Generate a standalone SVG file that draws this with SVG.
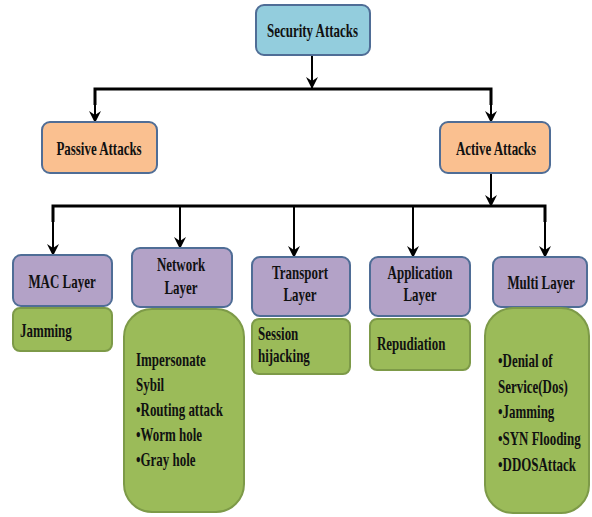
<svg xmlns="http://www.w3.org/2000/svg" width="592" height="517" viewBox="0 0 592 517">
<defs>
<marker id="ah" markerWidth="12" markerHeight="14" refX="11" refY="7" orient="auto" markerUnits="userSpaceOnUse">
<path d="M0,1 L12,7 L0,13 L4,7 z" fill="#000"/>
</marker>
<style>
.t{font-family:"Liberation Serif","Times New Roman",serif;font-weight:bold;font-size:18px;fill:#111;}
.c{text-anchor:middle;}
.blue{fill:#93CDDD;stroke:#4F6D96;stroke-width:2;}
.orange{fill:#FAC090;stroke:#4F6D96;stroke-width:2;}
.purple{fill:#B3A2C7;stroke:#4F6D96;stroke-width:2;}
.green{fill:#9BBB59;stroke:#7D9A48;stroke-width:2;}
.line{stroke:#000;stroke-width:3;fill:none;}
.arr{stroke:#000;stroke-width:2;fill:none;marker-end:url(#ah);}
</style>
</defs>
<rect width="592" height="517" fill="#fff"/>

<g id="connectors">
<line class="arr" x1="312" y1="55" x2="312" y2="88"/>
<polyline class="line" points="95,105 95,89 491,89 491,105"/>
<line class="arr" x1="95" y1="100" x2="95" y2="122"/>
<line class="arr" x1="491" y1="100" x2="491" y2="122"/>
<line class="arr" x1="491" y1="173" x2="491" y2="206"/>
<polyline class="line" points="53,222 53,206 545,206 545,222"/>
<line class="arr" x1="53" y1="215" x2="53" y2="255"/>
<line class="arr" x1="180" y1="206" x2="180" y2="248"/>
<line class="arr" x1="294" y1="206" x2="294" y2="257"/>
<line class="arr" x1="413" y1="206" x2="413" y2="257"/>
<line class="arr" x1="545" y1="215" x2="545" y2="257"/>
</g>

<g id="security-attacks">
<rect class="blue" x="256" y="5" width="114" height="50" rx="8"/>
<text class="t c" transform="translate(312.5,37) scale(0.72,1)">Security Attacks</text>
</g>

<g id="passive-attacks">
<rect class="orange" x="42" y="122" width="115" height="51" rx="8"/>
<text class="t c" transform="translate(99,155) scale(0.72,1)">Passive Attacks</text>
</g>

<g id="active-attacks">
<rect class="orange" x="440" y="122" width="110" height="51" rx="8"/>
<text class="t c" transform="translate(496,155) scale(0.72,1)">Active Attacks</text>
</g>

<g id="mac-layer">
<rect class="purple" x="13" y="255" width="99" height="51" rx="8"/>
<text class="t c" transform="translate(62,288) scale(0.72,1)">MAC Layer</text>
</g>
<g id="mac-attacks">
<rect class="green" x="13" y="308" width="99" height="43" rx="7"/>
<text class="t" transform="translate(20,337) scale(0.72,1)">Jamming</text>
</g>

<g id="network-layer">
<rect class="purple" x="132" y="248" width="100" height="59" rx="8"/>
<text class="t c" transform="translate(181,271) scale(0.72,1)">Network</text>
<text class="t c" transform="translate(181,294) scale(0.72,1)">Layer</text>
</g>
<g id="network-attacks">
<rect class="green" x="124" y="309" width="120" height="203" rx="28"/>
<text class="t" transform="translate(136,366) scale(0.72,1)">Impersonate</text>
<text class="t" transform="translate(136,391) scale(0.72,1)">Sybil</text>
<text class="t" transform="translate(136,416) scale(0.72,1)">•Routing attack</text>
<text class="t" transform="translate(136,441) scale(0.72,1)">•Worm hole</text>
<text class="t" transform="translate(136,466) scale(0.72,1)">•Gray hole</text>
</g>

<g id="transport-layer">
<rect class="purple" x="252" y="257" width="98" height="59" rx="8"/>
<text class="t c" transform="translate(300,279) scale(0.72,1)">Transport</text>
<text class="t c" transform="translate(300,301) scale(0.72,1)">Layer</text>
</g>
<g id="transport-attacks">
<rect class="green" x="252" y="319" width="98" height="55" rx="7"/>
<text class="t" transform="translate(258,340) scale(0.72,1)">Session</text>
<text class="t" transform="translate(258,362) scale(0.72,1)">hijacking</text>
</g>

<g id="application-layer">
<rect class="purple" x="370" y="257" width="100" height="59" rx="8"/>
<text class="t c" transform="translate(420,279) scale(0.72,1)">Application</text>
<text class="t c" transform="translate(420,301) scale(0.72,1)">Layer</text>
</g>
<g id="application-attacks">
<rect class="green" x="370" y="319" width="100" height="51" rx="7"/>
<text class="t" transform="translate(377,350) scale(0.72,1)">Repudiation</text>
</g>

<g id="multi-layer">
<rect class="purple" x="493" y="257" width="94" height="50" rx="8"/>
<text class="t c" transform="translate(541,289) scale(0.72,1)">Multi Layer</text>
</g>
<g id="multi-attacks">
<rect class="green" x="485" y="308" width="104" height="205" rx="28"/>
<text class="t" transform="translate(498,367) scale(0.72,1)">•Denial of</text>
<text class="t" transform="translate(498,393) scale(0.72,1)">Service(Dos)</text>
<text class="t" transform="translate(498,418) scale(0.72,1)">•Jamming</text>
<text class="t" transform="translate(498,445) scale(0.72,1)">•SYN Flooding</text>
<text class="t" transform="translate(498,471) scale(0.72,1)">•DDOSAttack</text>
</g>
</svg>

YOUR GOAL
Copy out all the data exactly; skip the pictures.

EXERCISE RESPONSE
Generate a standalone SVG file that draws this with SVG.
<svg xmlns="http://www.w3.org/2000/svg" width="592" height="517" viewBox="0 0 592 517">
<defs>
<marker id="ah" markerWidth="12" markerHeight="14" refX="11" refY="7" orient="auto" markerUnits="userSpaceOnUse">
<path d="M0,1 L12,7 L0,13 L4,7 z" fill="#000"/>
</marker>
<style>
.t{font-family:"Liberation Serif","Times New Roman",serif;font-weight:bold;font-size:18px;fill:#111;}
.c{text-anchor:middle;}
.blue{fill:#93CDDD;stroke:#4F6D96;stroke-width:2;}
.orange{fill:#FAC090;stroke:#4F6D96;stroke-width:2;}
.purple{fill:#B3A2C7;stroke:#4F6D96;stroke-width:2;}
.green{fill:#9BBB59;stroke:#7D9A48;stroke-width:2;}
.line{stroke:#000;stroke-width:3;fill:none;}
.arr{stroke:#000;stroke-width:2;fill:none;marker-end:url(#ah);}
</style>
</defs>
<rect width="592" height="517" fill="#fff"/>

<g id="connectors">
<line class="arr" x1="312" y1="55" x2="312" y2="88"/>
<polyline class="line" points="95,105 95,89 491,89 491,105"/>
<line class="arr" x1="95" y1="100" x2="95" y2="122"/>
<line class="arr" x1="491" y1="100" x2="491" y2="122"/>
<line class="arr" x1="491" y1="173" x2="491" y2="206"/>
<polyline class="line" points="53,222 53,206 545,206 545,222"/>
<line class="arr" x1="53" y1="215" x2="53" y2="255"/>
<line class="arr" x1="180" y1="206" x2="180" y2="248"/>
<line class="arr" x1="294" y1="206" x2="294" y2="257"/>
<line class="arr" x1="413" y1="206" x2="413" y2="257"/>
<line class="arr" x1="545" y1="215" x2="545" y2="257"/>
</g>

<g id="security-attacks">
<rect class="blue" x="256" y="5" width="114" height="50" rx="8"/>
<text class="t c" transform="translate(312.5,37) scale(0.72,1)">Security Attacks</text>
</g>

<g id="passive-attacks">
<rect class="orange" x="42" y="122" width="115" height="51" rx="8"/>
<text class="t c" transform="translate(99,155) scale(0.72,1)">Passive Attacks</text>
</g>

<g id="active-attacks">
<rect class="orange" x="440" y="122" width="110" height="51" rx="8"/>
<text class="t c" transform="translate(496,155) scale(0.72,1)">Active Attacks</text>
</g>

<g id="mac-layer">
<rect class="purple" x="13" y="255" width="99" height="51" rx="8"/>
<text class="t c" transform="translate(62,288) scale(0.72,1)">MAC Layer</text>
</g>
<g id="mac-attacks">
<rect class="green" x="13" y="308" width="99" height="43" rx="7"/>
<text class="t" transform="translate(20,337) scale(0.72,1)">Jamming</text>
</g>

<g id="network-layer">
<rect class="purple" x="132" y="248" width="100" height="59" rx="8"/>
<text class="t c" transform="translate(181,271) scale(0.72,1)">Network</text>
<text class="t c" transform="translate(181,294) scale(0.72,1)">Layer</text>
</g>
<g id="network-attacks">
<rect class="green" x="124" y="309" width="120" height="203" rx="28"/>
<text class="t" transform="translate(136,366) scale(0.72,1)">Impersonate</text>
<text class="t" transform="translate(136,391) scale(0.72,1)">Sybil</text>
<text class="t" transform="translate(136,416) scale(0.72,1)">•Routing attack</text>
<text class="t" transform="translate(136,441) scale(0.72,1)">•Worm hole</text>
<text class="t" transform="translate(136,466) scale(0.72,1)">•Gray hole</text>
</g>

<g id="transport-layer">
<rect class="purple" x="252" y="257" width="98" height="59" rx="8"/>
<text class="t c" transform="translate(300,279) scale(0.72,1)">Transport</text>
<text class="t c" transform="translate(300,301) scale(0.72,1)">Layer</text>
</g>
<g id="transport-attacks">
<rect class="green" x="252" y="319" width="98" height="55" rx="7"/>
<text class="t" transform="translate(258,340) scale(0.72,1)">Session</text>
<text class="t" transform="translate(258,362) scale(0.72,1)">hijacking</text>
</g>

<g id="application-layer">
<rect class="purple" x="370" y="257" width="100" height="59" rx="8"/>
<text class="t c" transform="translate(420,279) scale(0.72,1)">Application</text>
<text class="t c" transform="translate(420,301) scale(0.72,1)">Layer</text>
</g>
<g id="application-attacks">
<rect class="green" x="370" y="319" width="100" height="51" rx="7"/>
<text class="t" transform="translate(377,350) scale(0.72,1)">Repudiation</text>
</g>

<g id="multi-layer">
<rect class="purple" x="493" y="257" width="94" height="50" rx="8"/>
<text class="t c" transform="translate(541,289) scale(0.72,1)">Multi Layer</text>
</g>
<g id="multi-attacks">
<rect class="green" x="485" y="308" width="104" height="205" rx="28"/>
<text class="t" transform="translate(498,367) scale(0.72,1)">•Denial of</text>
<text class="t" transform="translate(498,393) scale(0.72,1)">Service(Dos)</text>
<text class="t" transform="translate(498,418) scale(0.72,1)">•Jamming</text>
<text class="t" transform="translate(498,445) scale(0.72,1)">•SYN Flooding</text>
<text class="t" transform="translate(498,471) scale(0.72,1)">•DDOSAttack</text>
</g>
</svg>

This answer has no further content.